In April 2004, an anonymous letter arrived at the U.S. Department of Health and Human Services, the parent agency of both the CDC and the NIH, alleging improprieties in the Celerant contracting process. Gimson said that when HHS notified him of the letter, he immediately sent a memo to HHS asking that it conduct an independent inquiry.

By July 2004, HHS officials were sufficiently concerned about the appropriateness of the contract that they issued a formal stop-work order. HHS officials would not grant interviews on the matter.

In September 2004, the CDC said HHS officials allowed the Celerant contract to be reinstated, but required the CDC to take over managing it. They also required the CDC to renegotiate the terms, which resulted in Celerant reducing its costs by $500,000, to $9.5 million. And the CDC set the effective date back to cover the February-May period when Celerant was working without a contract, the agency said.

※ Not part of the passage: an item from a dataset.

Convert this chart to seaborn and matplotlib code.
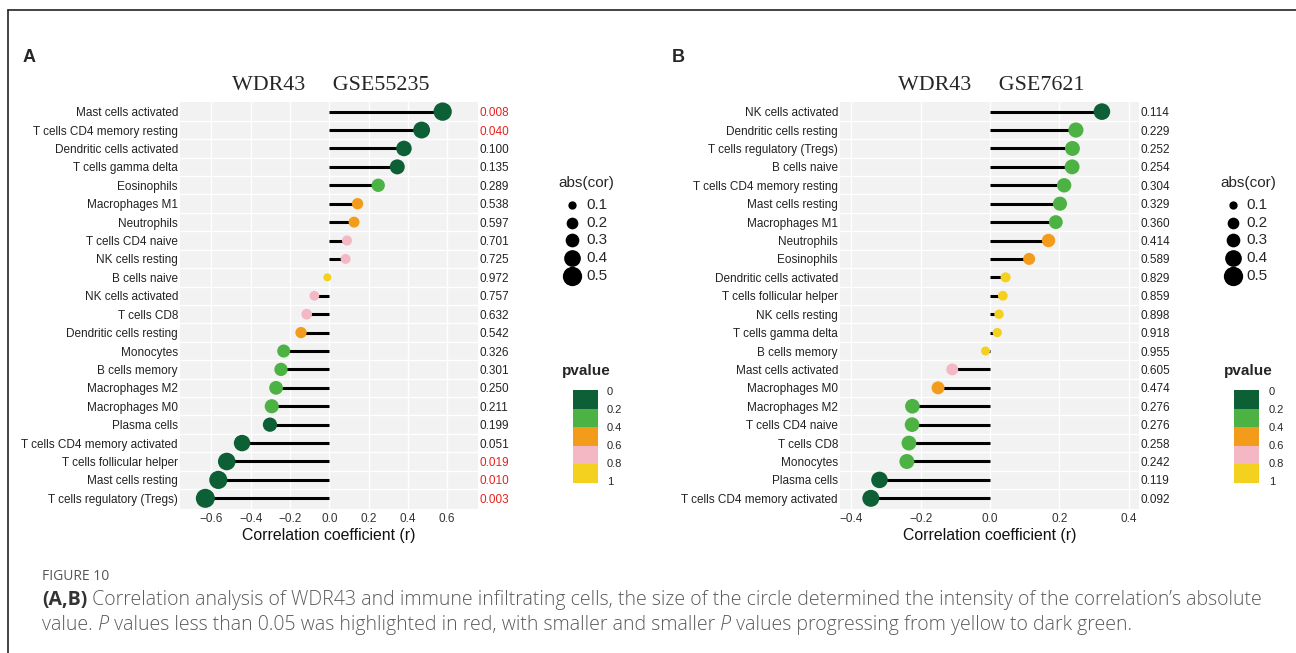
import numpy as np
import pandas as pd
import seaborn as sns
import matplotlib.pyplot as plt
from matplotlib.patches import Rectangle

W, H = 1296, 653

# panel A - GSE55235
cells_a = ['Mast cells activated', 'T cells CD4 memory resting', 'Dendritic cells activated',
           'T cells gamma delta', 'Eosinophils', 'Macrophages M1', 'Neutrophils',
           'T cells CD4 naive', 'NK cells resting', 'B cells naive', 'NK cells activated',
           'T cells CD8', 'Dendritic cells resting', 'Monocytes', 'B cells memory',
           'Macrophages M2', 'Macrophages M0', 'Plasma cells', 'T cells CD4 memory activated',
           'T cells follicular helper', 'Mast cells resting', 'T cells regulatory (Tregs)']
r_a = [0.577, 0.470, 0.380, 0.346, 0.249, 0.144, 0.126, 0.090, 0.083, -0.010, -0.076,
       -0.115, -0.144, -0.232, -0.246, -0.271, -0.293, -0.302, -0.444, -0.522, -0.565, -0.631]
p_a = [0.008, 0.040, 0.100, 0.135, 0.289, 0.538, 0.597, 0.701, 0.725, 0.972, 0.757,
       0.632, 0.542, 0.326, 0.301, 0.250, 0.211, 0.199, 0.051, 0.019, 0.010, 0.003]

# panel B - GSE7621
cells_b = ['NK cells activated', 'Dendritic cells resting', 'T cells regulatory (Tregs)',
           'B cells naive', 'T cells CD4 memory resting', 'Mast cells resting', 'Macrophages M1',
           'Neutrophils', 'Eosinophils', 'Dendritic cells activated', 'T cells follicular helper',
           'NK cells resting', 'T cells gamma delta', 'B cells memory', 'Mast cells activated',
           'Macrophages M0', 'Macrophages M2', 'T cells CD4 naive', 'T cells CD8', 'Monocytes',
           'Plasma cells', 'T cells CD4 memory activated']
r_b = [0.323, 0.248, 0.238, 0.237, 0.214, 0.202, 0.190, 0.169, 0.113, 0.045, 0.037,
       0.026, 0.021, -0.013, -0.109, -0.150, -0.224, -0.225, -0.234, -0.240, -0.319, -0.344]
p_b = [0.114, 0.229, 0.252, 0.254, 0.304, 0.329, 0.360, 0.414, 0.589, 0.829, 0.859,
       0.898, 0.918, 0.955, 0.605, 0.474, 0.276, 0.276, 0.258, 0.242, 0.119, 0.092]

xticks_a = [-0.6, -0.4, -0.2, 0.0, 0.2, 0.4, 0.6]
xticks_b = [-0.4, -0.2, 0.0, 0.2, 0.4]

p_edges = [0, 0.2, 0.4, 0.6, 0.8, 1]
p_colors = ['#0d5f35', '#4db244', '#f39c1b', '#f4b8c4', '#f4d01f']
size_breaks = [0.1, 0.2, 0.3, 0.4, 0.5]
size_key_px = [8.3, 11.7, 13.7, 16.7, 19.3]

sns.set_theme(style='white')
plt.rcParams['font.family'] = ['Liberation Sans', 'DejaVu Sans']

fig = plt.figure(figsize=(W / 100, H / 100), dpi=100)


def px_axes(x0, y0, x1, y1):
    return fig.add_axes([x0 / W, 1 - y1 / H, (x1 - x0) / W, (y1 - y0) / H])


def lollipop(ax, cells, r, p, xlim, xticks, sizes):
    df = pd.DataFrame({'cell': cells, 'r': r, 'p': p})
    df['row'] = np.arange(len(df))
    df['absr'] = df['r'].abs()
    df['bin'] = pd.cut(df['p'], p_edges, labels=[str(i) for i in range(5)], include_lowest=True).astype(str)
    pal = {str(i): c for i, c in enumerate(p_colors)}

    ax.set_facecolor('#f2f2f2')
    for x in xticks:
        ax.axvline(x, color='white', lw=1.0, zorder=0)
    for i in range(len(df) - 1):
        ax.axhline(i + 0.5, color='white', lw=1.0, zorder=0)
    ax.hlines(df['row'], 0, df['r'], color='black', lw=2.2, zorder=2)
    sns.scatterplot(data=df, x='r', y='row', hue='bin', palette=pal, size='absr',
                    sizes=sizes, size_norm=(0, 1), legend=False, linewidth=0, ax=ax, zorder=3)

    ax.set_xlim(*xlim)
    ax.set_ylim(len(df) - 0.42, -0.55)
    ax.set_xticks(xticks)
    ax.set_xticklabels([f'{t:.1f}'.replace('-', '\u2212') for t in xticks])
    ax.set_yticks(df['row'])
    ax.set_yticklabels(df['cell'])
    ax.tick_params(axis='y', length=0, pad=1.5, labelsize=8.5, labelcolor='#222222')
    ax.tick_params(axis='x', length=0, pad=3, labelsize=8.5, labelcolor='#333333')
    ax.set_ylabel('')
    ax.set_xlabel('Correlation coefficient (r)', fontsize=11.4, labelpad=2, color='#111111')
    for s in ax.spines.values():
        s.set_visible(False)

    ax2 = ax.twinx()
    ax2.set_ylim(ax.get_ylim())
    ax2.set_yticks(df['row'])
    ax2.set_yticklabels([f'{v:.3f}' for v in df['p']])
    ax2.tick_params(axis='y', length=0, pad=1, labelsize=8.5)
    for lab, v in zip(ax2.get_yticklabels(), df['p']):
        lab.set_color('#e8211d' if v < 0.05 else '#222222')
    for s in ax2.spines.values():
        s.set_visible(False)
    ax2.grid(False)


ax_a = px_axes(180, 101.5, 478, 509)
lollipop(ax_a, cells_a, r_a, p_a, (-0.76, 0.757), xticks_a, (30.6, 279))
ax_b = px_axes(840, 101.5, 1139.3, 509)
lollipop(ax_b, cells_b, r_b, p_b, (-0.433, 0.431), xticks_b, (37.8, 364))

# overlay in pixel coordinates for legends, titles, caption
lax = fig.add_axes([0, 0, 1, 1], zorder=-1)
lax.set_xlim(0, W)
lax.set_ylim(H, 0)
lax.axis('off')

lax.plot([8, W], [10, 10], color='#222222', lw=1.2, clip_on=False)
lax.plot([8, 8], [10, H], color='#222222', lw=1.2, clip_on=False)

lax.text(29, 57, 'A', fontsize=13, fontweight='bold', ha='center', va='center')
lax.text(678, 57, 'B', fontsize=13, fontweight='bold', ha='center', va='center')
lax.text(331, 85, 'WDR43     GSE55235', family='Liberation Serif', fontsize=15.8,
         ha='center', va='center')
lax.text(991, 85, 'WDR43     GSE7621', family='Liberation Serif', fontsize=15.8,
         ha='center', va='center')


def draw_legends(title_cx, dot_x, lab_x, bar_x, bar_lab_x):
    lax.text(title_cx, 183, 'abs(cor)', fontsize=11, ha='center', va='center')
    for i, (b, d) in enumerate(zip(size_breaks, size_key_px)):
        y = 205 + 17.7 * i
        lax.scatter([dot_x], [y], s=(d * 0.72) ** 2, color='black', lw=0)
        lax.text(lab_x, y, f'{b:.1f}', fontsize=11, ha='left', va='center')
    lax.text(title_cx, 371, 'pvalue', fontsize=11, fontweight='bold', ha='center', va='center')
    for i, c in enumerate(p_colors):
        lax.add_patch(Rectangle((bar_x, 390 + 18.5 * i), 25, 18.5, color=c, lw=0))
    for i, e in enumerate(p_edges):
        lax.text(bar_lab_x, 391.7 + 18 * i, f'{e:g}', fontsize=8, ha='left', va='center')


draw_legends(586, 572, 586, 573.3, 607)
draw_legends(1248, 1232.7, 1246.7, 1234, 1269)

# caption
cap_font = ['Open Sans', 'DejaVu Sans']
renderer = fig.canvas.get_renderer()
grey = '#5a5a5a'
line1 = [('(A,B)', 'bold', 'normal', '#333333'),
         (' Correlation analysis of WDR43 and immune infiltrating cells, the size of the circle '
          'determined the intensity of the correlation\u2019s absolute', 'light', 'normal', grey)]
line2 = [('value.', 'light', 'normal', grey),
         (' P', 'light', 'italic', grey),
         (' values less than 0.05 was highlighted in red, with smaller and smaller', 'light', 'normal', grey),
         (' P', 'light', 'italic', grey),
         (' values progressing from yellow to dark green.', 'light', 'normal', grey)]

tmp = lax.text(0, 0, ''.join(s for s, *_ in line1), fontsize=12, family=cap_font, fontweight='light')
w1 = tmp.get_window_extent(renderer).width
tmp.remove()
cap_size = 12 * 1214 / w1


def draw_runs(runs, x, y):
    for s, wt, st, col in runs:
        t = lax.text(x, y, s, fontsize=cap_size, fontweight=wt, fontstyle=st, color=col,
                     family=cap_font, ha='left', va='center')
        x += t.get_window_extent(renderer).width


lax.text(42, 577, 'FIGURE 10', fontsize=10, color='#555555', family=cap_font,
         ha='left', va='center')
draw_runs(line1, 42, 600)
draw_runs(line2, 42, 625)

fig.savefig('out.png', dpi=100)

A CDC public relations risk-management analysis obtained by The Atlanta Journal-Constitution identified several 'threats' to the agency, including 'significant procurement mistakes' and an 'inappropriately backdated' contract document.

The circumstances described in that risk analysis — which CDC officials now seek to discredit as merely 'conjecture' — raise questions about serious and potentially criminal violations of federal procurement law, according to government contract experts.
We have posted before about CDC management here. In that post, we noted that the agency was paying CDC managers, especially those within the Director's office, large bonuses in comparison to those paid to health care professionals at the agency. The rationale was the need for "management transformation" at the agency, and then to retain the top quality managers hired with that goal in mind.

However, the current case suggests that CDC managers at best seemed to be putting expediency and personal relationships ahead of careful business practices. Was this the sort of management transformation meant above? Now tell me again why it is so important we put managers and bureaucrats, rather than health care professionals, in charge of health care organizations?